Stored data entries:
## START

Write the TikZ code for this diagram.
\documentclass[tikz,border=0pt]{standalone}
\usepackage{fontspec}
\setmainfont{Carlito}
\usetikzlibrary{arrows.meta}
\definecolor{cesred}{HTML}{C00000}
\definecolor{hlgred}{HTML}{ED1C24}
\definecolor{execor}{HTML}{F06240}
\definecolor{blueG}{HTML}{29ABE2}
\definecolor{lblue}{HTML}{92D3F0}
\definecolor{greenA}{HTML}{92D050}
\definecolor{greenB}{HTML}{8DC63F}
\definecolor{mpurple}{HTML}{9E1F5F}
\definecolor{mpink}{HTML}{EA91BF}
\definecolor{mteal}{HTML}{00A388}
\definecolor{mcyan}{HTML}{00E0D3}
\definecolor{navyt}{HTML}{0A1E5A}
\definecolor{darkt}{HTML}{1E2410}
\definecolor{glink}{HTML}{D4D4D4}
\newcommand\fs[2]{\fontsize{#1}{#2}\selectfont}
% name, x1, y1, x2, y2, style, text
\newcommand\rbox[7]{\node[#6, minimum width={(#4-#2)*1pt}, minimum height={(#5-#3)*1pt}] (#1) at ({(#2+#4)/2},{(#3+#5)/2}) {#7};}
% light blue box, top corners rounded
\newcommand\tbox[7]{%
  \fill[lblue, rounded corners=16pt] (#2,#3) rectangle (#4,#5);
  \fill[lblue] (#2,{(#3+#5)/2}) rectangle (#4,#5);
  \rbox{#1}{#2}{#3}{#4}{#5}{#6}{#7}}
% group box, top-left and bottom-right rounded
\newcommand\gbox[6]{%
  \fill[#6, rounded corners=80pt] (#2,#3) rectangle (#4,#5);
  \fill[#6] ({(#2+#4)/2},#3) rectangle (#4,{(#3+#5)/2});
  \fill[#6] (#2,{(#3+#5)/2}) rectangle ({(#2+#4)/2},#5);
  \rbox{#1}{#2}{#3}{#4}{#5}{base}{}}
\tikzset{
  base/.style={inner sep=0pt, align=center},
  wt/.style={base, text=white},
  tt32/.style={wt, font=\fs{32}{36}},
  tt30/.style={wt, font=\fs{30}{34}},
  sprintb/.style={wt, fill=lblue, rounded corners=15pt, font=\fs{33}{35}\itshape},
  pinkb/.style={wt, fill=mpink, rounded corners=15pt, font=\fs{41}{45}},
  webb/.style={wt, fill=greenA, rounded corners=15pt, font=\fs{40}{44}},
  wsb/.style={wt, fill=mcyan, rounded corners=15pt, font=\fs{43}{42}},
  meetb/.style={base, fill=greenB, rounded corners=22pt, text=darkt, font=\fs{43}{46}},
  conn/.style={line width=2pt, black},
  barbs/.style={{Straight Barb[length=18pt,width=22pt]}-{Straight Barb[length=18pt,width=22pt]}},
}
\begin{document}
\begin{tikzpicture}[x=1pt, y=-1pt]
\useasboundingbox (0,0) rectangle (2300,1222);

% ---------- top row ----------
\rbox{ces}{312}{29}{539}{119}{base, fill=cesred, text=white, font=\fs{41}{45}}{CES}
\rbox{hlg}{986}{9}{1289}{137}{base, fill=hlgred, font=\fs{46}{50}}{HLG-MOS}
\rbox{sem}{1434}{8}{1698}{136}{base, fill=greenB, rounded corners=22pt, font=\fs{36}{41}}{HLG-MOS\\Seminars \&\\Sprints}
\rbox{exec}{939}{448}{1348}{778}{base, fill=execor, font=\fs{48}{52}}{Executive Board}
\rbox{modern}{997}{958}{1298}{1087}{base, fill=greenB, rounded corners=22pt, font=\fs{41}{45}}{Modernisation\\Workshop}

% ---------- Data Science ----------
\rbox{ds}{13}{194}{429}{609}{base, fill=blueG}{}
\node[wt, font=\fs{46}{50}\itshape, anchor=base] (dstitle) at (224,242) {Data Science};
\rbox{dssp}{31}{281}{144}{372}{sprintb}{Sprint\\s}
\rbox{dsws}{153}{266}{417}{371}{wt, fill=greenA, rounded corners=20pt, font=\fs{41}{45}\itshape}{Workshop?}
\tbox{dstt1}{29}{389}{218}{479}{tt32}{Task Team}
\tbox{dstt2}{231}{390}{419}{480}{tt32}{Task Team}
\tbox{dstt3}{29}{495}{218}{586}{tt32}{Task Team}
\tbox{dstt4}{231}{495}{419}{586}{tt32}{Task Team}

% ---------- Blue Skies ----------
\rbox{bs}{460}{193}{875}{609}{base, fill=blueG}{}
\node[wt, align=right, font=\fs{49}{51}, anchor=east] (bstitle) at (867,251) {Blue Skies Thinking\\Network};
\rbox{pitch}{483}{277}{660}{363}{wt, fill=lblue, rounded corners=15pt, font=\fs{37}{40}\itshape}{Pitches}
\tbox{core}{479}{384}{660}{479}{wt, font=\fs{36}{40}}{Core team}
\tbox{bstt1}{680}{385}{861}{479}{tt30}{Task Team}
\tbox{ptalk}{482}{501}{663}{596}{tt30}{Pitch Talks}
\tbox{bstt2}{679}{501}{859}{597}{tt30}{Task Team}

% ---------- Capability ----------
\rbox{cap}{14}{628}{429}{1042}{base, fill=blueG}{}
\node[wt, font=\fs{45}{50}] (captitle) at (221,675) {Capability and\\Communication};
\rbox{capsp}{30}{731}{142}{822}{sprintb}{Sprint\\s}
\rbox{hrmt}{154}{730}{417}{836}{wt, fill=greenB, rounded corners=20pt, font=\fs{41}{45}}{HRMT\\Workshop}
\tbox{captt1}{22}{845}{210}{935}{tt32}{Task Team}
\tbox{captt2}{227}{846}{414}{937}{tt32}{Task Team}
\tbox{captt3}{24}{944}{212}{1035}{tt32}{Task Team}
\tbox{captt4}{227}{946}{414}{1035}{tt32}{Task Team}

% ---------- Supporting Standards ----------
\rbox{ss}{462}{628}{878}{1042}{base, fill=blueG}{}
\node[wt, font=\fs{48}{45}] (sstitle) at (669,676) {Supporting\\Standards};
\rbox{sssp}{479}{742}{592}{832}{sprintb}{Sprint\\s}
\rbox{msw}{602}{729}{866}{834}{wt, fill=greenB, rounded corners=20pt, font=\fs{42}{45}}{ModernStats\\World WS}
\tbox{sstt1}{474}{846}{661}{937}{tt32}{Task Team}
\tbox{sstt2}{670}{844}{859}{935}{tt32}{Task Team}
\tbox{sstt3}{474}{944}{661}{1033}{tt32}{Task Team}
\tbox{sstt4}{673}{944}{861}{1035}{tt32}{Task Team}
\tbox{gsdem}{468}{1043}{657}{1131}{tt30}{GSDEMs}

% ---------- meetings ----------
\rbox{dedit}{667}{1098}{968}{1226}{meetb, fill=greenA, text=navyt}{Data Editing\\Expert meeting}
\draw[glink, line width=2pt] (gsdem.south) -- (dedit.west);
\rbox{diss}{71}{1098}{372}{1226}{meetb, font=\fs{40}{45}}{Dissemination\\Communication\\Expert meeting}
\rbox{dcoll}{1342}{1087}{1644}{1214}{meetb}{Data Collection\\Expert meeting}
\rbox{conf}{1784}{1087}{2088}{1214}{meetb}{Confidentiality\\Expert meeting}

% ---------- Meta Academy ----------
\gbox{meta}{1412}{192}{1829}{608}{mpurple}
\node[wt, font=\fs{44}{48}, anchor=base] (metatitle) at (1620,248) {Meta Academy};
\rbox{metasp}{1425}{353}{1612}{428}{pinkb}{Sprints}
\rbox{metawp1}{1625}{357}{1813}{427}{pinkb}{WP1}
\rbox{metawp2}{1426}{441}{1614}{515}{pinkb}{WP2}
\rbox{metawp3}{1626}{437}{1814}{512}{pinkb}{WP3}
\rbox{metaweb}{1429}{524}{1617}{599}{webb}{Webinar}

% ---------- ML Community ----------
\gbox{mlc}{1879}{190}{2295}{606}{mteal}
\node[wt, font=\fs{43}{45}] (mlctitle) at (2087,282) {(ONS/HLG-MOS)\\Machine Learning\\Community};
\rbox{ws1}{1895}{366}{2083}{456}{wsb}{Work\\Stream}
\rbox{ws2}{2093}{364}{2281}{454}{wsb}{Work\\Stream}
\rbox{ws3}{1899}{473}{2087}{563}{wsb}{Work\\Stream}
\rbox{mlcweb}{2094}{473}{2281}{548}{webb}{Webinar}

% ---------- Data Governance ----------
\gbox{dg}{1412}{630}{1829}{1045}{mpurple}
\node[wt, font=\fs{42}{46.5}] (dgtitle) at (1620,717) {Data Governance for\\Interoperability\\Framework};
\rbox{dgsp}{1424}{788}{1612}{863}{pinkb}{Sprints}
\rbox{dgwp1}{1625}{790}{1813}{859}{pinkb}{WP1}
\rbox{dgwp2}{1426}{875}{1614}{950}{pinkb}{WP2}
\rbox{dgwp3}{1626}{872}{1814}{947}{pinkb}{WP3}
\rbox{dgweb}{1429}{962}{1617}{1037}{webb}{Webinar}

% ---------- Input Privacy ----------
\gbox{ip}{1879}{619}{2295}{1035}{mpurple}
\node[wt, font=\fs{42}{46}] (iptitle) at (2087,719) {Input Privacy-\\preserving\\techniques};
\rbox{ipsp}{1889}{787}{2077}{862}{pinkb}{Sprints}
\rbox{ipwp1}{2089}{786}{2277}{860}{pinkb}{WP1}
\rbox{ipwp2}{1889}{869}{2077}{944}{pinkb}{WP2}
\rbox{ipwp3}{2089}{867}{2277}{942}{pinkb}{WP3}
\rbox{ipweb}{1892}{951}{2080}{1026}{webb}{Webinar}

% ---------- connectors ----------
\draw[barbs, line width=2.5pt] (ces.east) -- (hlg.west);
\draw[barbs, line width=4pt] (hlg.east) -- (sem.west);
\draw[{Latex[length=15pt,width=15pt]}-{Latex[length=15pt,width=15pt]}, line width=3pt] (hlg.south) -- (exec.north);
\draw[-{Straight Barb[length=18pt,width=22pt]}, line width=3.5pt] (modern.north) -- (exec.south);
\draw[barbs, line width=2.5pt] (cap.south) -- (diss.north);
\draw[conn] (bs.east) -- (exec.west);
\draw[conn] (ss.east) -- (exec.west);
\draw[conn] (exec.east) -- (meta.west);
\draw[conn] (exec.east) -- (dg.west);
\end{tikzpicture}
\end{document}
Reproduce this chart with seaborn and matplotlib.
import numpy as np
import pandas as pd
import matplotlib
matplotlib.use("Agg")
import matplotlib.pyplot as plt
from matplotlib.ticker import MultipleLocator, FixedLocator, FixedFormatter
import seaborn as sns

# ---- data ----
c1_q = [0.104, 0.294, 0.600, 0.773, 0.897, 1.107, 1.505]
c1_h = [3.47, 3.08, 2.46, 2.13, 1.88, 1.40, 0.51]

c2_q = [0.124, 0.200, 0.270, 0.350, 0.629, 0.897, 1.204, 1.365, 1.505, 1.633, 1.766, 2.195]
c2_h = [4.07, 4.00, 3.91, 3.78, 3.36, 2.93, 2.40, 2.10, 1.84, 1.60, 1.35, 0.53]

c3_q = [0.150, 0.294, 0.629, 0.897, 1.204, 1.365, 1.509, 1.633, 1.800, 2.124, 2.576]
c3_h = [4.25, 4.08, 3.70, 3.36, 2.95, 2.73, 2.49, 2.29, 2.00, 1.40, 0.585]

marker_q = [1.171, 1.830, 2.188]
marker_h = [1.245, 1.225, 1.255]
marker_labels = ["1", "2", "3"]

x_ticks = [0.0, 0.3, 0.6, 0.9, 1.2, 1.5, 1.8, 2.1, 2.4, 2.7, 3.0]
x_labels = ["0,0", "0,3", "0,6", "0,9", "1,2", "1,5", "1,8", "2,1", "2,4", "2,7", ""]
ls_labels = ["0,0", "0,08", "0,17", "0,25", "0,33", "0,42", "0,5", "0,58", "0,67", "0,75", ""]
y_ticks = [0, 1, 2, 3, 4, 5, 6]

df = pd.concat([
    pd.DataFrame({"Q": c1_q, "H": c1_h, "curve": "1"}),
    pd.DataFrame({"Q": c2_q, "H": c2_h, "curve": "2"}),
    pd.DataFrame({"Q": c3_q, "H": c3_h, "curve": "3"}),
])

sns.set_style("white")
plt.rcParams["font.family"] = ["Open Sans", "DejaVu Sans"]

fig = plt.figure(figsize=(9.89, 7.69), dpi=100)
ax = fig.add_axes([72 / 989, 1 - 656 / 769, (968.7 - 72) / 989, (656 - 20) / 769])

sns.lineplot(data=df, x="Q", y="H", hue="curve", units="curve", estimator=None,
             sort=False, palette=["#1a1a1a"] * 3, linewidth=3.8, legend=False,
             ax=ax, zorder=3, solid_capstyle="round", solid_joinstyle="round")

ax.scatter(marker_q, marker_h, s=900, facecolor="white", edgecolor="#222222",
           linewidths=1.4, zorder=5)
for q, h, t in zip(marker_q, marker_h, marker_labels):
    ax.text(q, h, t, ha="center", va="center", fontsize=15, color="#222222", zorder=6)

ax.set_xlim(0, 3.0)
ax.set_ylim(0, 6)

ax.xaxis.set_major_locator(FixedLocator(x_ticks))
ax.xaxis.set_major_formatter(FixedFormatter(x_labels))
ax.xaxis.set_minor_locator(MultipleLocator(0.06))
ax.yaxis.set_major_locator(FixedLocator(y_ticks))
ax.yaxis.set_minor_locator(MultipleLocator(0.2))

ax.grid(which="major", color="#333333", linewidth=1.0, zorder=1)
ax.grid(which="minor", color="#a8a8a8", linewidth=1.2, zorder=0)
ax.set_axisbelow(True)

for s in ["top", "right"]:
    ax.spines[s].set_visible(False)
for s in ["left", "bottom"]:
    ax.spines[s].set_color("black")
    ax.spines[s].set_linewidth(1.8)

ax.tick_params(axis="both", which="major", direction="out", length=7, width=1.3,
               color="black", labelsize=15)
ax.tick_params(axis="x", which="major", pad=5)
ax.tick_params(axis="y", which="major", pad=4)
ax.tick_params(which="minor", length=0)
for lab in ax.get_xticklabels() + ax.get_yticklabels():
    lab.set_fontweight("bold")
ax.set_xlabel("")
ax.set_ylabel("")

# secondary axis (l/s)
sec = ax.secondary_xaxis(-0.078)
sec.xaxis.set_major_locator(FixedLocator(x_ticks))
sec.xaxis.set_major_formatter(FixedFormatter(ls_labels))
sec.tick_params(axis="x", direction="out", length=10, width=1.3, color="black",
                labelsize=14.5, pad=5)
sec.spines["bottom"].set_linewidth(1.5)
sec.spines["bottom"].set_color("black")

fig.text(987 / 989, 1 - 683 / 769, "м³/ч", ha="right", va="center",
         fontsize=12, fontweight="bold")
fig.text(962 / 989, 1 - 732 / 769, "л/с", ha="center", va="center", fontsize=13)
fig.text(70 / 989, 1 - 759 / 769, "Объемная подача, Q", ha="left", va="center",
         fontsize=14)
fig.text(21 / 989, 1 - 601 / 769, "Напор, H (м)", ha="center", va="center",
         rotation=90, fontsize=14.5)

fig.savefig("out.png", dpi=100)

## END

Given instruction:
Each line from the one containing "Reproduce this chart" through the one containing "1.60, 1.35, 0.53]" must be retyped exactly, the first and last of these included.

Result of the task:
Reproduce this chart with seaborn and matplotlib.
import numpy as np
import pandas as pd
import matplotlib
matplotlib.use("Agg")
import matplotlib.pyplot as plt
from matplotlib.ticker import MultipleLocator, FixedLocator, FixedFormatter
import seaborn as sns

# ---- data ----
c1_q = [0.104, 0.294, 0.600, 0.773, 0.897, 1.107, 1.505]
c1_h = [3.47, 3.08, 2.46, 2.13, 1.88, 1.40, 0.51]

c2_q = [0.124, 0.200, 0.270, 0.350, 0.629, 0.897, 1.204, 1.365, 1.505, 1.633, 1.766, 2.195]
c2_h = [4.07, 4.00, 3.91, 3.78, 3.36, 2.93, 2.40, 2.10, 1.84, 1.60, 1.35, 0.53]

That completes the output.